Asked if he found a woman he really likes via the show, Kelce didn’t offer many hints about the outcome.
“Yes, I did pick a winner,” Kelce said.
The Chiefs’ star tight end — who is set to enter his fourth season in the NFL — was far more interested in talking about his chosen profession on Tuesday.
“Oh yeah,” said Kelce, who went into filming mandating the show be shot around his training schedule. “I’m 100 percent focused on football and ready to rock and roll.”
Kelce has been one of the Chiefs’ primary receiving targets for the last two seasons.
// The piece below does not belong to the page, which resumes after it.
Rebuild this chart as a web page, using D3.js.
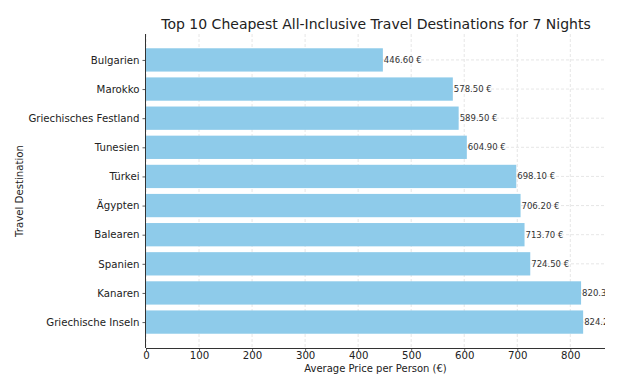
<!DOCTYPE html>
<html><head><meta charset="utf-8">
<script src="https://cdn.jsdelivr.net/npm/d3@7"></script>
<style>body{margin:0;background:#fff}text{font-family:"DejaVu Sans",sans-serif}</style>
</head><body><svg id="c" width="640" height="379"></svg>
<script>
const categories = ["Bulgarien","Marokko","Griechisches Festland","Tunesien","Türkei","Ägypten","Balearen","Spanien","Kanaren","Griechische Inseln"];
const prices = [446.6,578.5,589.5,604.9,698.1,706.2,713.7,724.5,820.3,824.2];
const xTicks = [0,100,200,300,400,500,600,700,800];

const svg = d3.select("#c");
const L=146, R=605, T=34, B=348;
const x = d3.scaleLinear().domain([0, 824.2*1.05]).range([L,R]);
const y = d3.scaleLinear().domain([-0.89, 9.89]).range([T,B]);
const bh = (y(0.8)-y(0));

svg.append("defs").append("clipPath").attr("id","clip").append("rect")
  .attr("x",L).attr("y",T).attr("width",R-L).attr("height",B-T);

// grid
const g = svg.append("g");
g.selectAll(".gx").data(xTicks).join("line")
  .attr("x1",d=>x(d)).attr("x2",d=>x(d)).attr("y1",T).attr("y2",B)
  .attr("stroke","#e0e0e0").attr("stroke-width",0.8).attr("stroke-dasharray","3,2");
g.selectAll(".gy").data(categories).join("line")
  .attr("x1",L).attr("x2",R).attr("y1",(d,i)=>y(i)).attr("y2",(d,i)=>y(i))
  .attr("stroke","#e0e0e0").attr("stroke-width",0.8).attr("stroke-dasharray","3,2");

// bars
svg.append("g").selectAll("rect").data(prices).join("rect")
  .attr("x",x(0)).attr("y",(d,i)=>y(i)-bh/2)
  .attr("width",d=>x(d)-x(0)).attr("height",bh).attr("fill","#8ecbea");

// labels
svg.append("g").attr("clip-path","url(#clip)").selectAll("text").data(prices).join("text")
  .attr("x",d=>x(d)+1).attr("y",(d,i)=>y(i)).attr("dy","0.35em")
  .attr("font-size",8.5).attr("fill","#333")
  .text(d=>d.toFixed(2)+" €");

// axes
const xa = svg.append("g").attr("transform",`translate(0,${B})`)
  .call(d3.axisBottom(x).tickValues(xTicks).tickSize(3).tickPadding(1).tickFormat(d3.format("d")));
xa.select(".domain").attr("d",`M${L},0.5H${R}`);
const ya = svg.append("g").attr("transform",`translate(${L},0)`)
  .call(d3.axisLeft(y).tickValues(d3.range(10)).tickSize(3.5).tickPadding(3).tickFormat(i=>categories[i]));
ya.select(".domain").attr("d",`M-0.5,${T}V${B}`);
[xa,ya].forEach(a=>{
  a.selectAll("text").attr("font-size",10.2).attr("fill","#222").style("font-family","DejaVu Sans");
  a.selectAll(".tick line").attr("stroke","#333").attr("stroke-width",0.8);
  a.select(".domain").attr("stroke","#333").attr("stroke-width",1);
});

svg.append("text").attr("x",(L+R)/2).attr("y",372).attr("text-anchor","middle")
  .attr("font-size",10).attr("fill","#222").text("Average Price per Person (€)");
svg.append("text").attr("transform",`translate(23,${(T+B)/2}) rotate(-90)`).attr("text-anchor","middle")
  .attr("font-size",10.2).attr("fill","#222").text("Travel Destination");
svg.append("text").attr("x",376).attr("y",29).attr("text-anchor","middle")
  .attr("font-size",14).attr("fill","#222").text("Top 10 Cheapest All-Inclusive Travel Destinations for 7 Nights");
</script></body></html>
He caught 72 passes for 875 yards and five touchdowns in 2015, and helped the Chiefs win a playoff game for the first time in 22 years.
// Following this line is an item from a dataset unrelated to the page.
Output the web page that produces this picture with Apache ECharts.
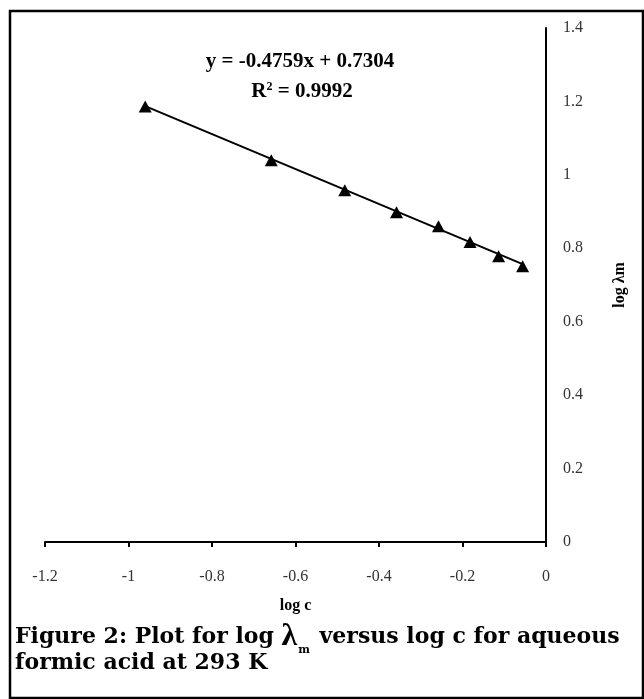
<!DOCTYPE html>
<html>
<head>
<meta charset="utf-8">
<script src="https://cdn.jsdelivr.net/npm/echarts@6/dist/echarts.min.js"></script>
<style>
    html, body { margin: 0; padding: 0; background: #fff; }
    #chart { width: 644px; height: 699px; }
</style>
</head>
<body>
<div id="chart"></div>
<script>
    // data
    const logC = [-0.960, -0.658, -0.482, -0.358, -0.2575, -0.182, -0.1135, -0.056];
    const logLambda = [1.186, 1.040, 0.958, 0.898, 0.860, 0.817, 0.778, 0.751];
    const xTicks = [-1.2, 0];
    const yTicks = [0, 1.4];
    // linear fit printed on the chart
    const slope = -0.4759;
    const intercept = 0.7304;
    const rSquared = 0.9992;

    const points = logC.map((x, i) => [x, logLambda[i]]);
    const xFirst = Math.min(...logC);
    const xLast = Math.max(...logC);
    const fitLine = [xFirst, xLast].map(x => [x, slope * x + intercept]);

    const serif = '"Liberation Serif", "Times New Roman", serif';
    const capFont = '"DejaVu Serif", "Liberation Serif", serif';

    let chart = echarts.init(document.getElementById('chart'));
    let option = {
        backgroundColor: '#fff',
        animation: false,
        grid: {
            left: 45,
            top: 28,
            width: 501,
            height: 514
        },
        xAxis: {
            type: 'value',
            min: xTicks[0],
            max: xTicks[1],
            interval: 0.2,
            name: 'log c',
            nameLocation: 'middle',
            nameGap: 56,
            nameTextStyle: { fontFamily: serif, fontWeight: 'bold', fontSize: 16, color: '#000' },
            axisLine: { onZero: false, lineStyle: { color: '#000', width: 2 } },
            axisTick: { show: true, inside: false, length: 5, lineStyle: { color: '#000', width: 2 } },
            axisLabel: { fontFamily: serif, fontSize: 16, color: '#333', margin: 27 },
            splitLine: { show: false }
        },
        yAxis: {
            type: 'value',
            position: 'right',
            min: yTicks[0],
            max: yTicks[1],
            interval: 0.2,
            name: 'log λm',
            nameLocation: 'middle',
            nameRotate: 90,
            nameGap: 66,
            nameTextStyle: { fontFamily: serif, fontWeight: 'bold', fontSize: 16, color: '#000' },
            axisLine: { show: true, onZero: false, lineStyle: { color: '#000', width: 2 } },
            axisTick: { show: false },
            axisLabel: { fontFamily: serif, fontSize: 16, color: '#333', margin: 17, padding: [6, 0, 0, 0] },
            splitLine: { show: false }
        },
        series: [
            {
                name: 'fit',
                type: 'line',
                data: fitLine,
                symbol: 'none',
                lineStyle: { color: '#000', width: 2 },
                z: 2
            },
            {
                name: 'log λm',
                type: 'scatter',
                data: points,
                symbol: 'triangle',
                symbolSize: [13, 12],
                itemStyle: { color: '#000', opacity: 1 },
                z: 3
            }
        ],
        graphic: [
            {
                type: 'rect',
                shape: { x: 10, y: 11, width: 633, height: 687 },
                style: { fill: 'none', stroke: '#000', lineWidth: 2.5 },
                silent: true
            },
            {
                type: 'text',
                x: 300,
                y: 62,
                style: {
                    text: 'y = ' + slope.toFixed(4) + 'x + ' + intercept.toFixed(4),
                    font: 'bold 21px ' + serif,
                    fill: '#000',
                    align: 'center',
                    verticalAlign: 'middle'
                }
            },
            {
                type: 'text',
                x: 302,
                y: 93,
                style: {
                    text: '{a|R}{sup|2}{a| = ' + rSquared.toFixed(4) + '}',
                    align: 'center',
                    verticalAlign: 'middle',
                    rich: {
                        a: { fontFamily: serif, fontWeight: 'bold', fontSize: 21, lineHeight: 24, verticalAlign: 'top', color: '#000' },
                        sup: { fontFamily: serif, fontWeight: 'bold', fontSize: 12, lineHeight: 8, verticalAlign: 'top', color: '#000' }
                    }
                }
            },
            {
                type: 'text',
                x: 15,
                y: 637,
                style: {
                    text: '{a|Figure 2: Plot for log }{l|λ}{s|m}{a| versus log c for aqueous}',
                    align: 'left',
                    verticalAlign: 'middle',
                    rich: {
                        a: { fontFamily: capFont, fontWeight: 'bold', fontSize: 22, lineHeight: 40, color: '#000' },
                        l: { fontFamily: serif, fontWeight: 'bold', fontSize: 32, lineHeight: 40, color: '#000' },
                        s: { fontFamily: capFont, fontWeight: 'bold', fontSize: 11, lineHeight: 12, padding: [26, 2, 0, 1], color: '#000' }
                    }
                }
            },
            {
                type: 'text',
                x: 15,
                y: 663,
                style: {
                    text: 'formic acid at 293 K',
                    font: 'bold 22px ' + capFont,
                    fill: '#000',
                    align: 'left',
                    verticalAlign: 'middle'
                }
            }
        ]
    };
    chart.setOption(option);
</script>
</body>
</html>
In the last two seasons — he missed almost all of his rookie season because of a knee injury — he has appeared in 33 games, piling up 1,737 yards and 10 touchdowns in 139 catches.
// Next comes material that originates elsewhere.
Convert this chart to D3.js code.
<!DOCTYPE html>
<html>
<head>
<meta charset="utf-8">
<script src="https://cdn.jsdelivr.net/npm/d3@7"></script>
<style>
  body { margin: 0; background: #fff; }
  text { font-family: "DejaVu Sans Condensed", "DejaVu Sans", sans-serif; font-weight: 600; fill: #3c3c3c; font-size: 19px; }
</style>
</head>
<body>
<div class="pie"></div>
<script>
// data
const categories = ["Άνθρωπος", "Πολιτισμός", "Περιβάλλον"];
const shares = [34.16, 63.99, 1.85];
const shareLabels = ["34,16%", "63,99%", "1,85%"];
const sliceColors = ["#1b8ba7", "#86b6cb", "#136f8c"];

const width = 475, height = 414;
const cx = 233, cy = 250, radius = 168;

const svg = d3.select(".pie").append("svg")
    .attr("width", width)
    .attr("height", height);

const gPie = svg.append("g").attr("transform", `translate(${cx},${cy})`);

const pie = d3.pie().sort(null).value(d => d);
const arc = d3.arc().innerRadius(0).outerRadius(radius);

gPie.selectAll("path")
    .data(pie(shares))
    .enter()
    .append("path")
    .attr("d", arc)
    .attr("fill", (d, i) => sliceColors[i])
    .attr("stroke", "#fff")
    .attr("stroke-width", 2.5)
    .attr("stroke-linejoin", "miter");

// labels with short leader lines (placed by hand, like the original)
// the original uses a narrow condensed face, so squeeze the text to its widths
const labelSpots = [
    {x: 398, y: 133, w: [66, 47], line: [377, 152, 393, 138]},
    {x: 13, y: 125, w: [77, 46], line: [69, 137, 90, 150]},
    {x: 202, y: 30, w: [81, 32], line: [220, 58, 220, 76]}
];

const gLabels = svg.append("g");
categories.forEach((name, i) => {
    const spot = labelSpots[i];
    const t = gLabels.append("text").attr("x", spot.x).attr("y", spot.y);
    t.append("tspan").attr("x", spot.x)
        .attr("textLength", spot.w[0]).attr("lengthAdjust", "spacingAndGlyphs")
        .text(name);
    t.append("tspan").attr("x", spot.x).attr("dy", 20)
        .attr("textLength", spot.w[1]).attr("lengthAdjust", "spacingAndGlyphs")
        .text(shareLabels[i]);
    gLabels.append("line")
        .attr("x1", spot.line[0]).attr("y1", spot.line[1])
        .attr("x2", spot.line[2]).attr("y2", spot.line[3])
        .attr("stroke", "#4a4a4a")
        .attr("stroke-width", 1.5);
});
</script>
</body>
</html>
Still, the 6-foot-5, 260-pounder says there’s room for improvement in his game, especially when it comes to mastering the Chiefs’ playbook, which isn’t short on words, or an abundance of concepts.
“Just being more physical, and not letting my mind tie up my feet,” Kelce said of areas in which he’s working to improve. “There were times where I feel like I was just out there thinking too much instead of just playing instinctual football. It’s definitely something I’ve been trying to work on.”
There is pressure to do so, especially because Kelce is now the second-highest paid tight end in the league behind Seattle’s Jimmy Graham.
“The contract puts a lot more on my plate as far as being a leader, being around the office and knowing I have re-signed, so I’m going to be around for a while,” Kelce said. “There’s just more of an understanding for me that I still just have to go out there and play to make (it clear) what I’m worth.”
The key to doing that, Kelce said, is remaining diligent about his craft — which remains his priority, reality show and all.
“I’ve shown that I’ve been able to be the guy just by what I’ve put forth already — it’s just building on that,” Kelce said. “I’m always just going to be a guy that’s in the facility, around the city, so that’s never a question. It’s just whether or not I can help guys develop and help this team grow.”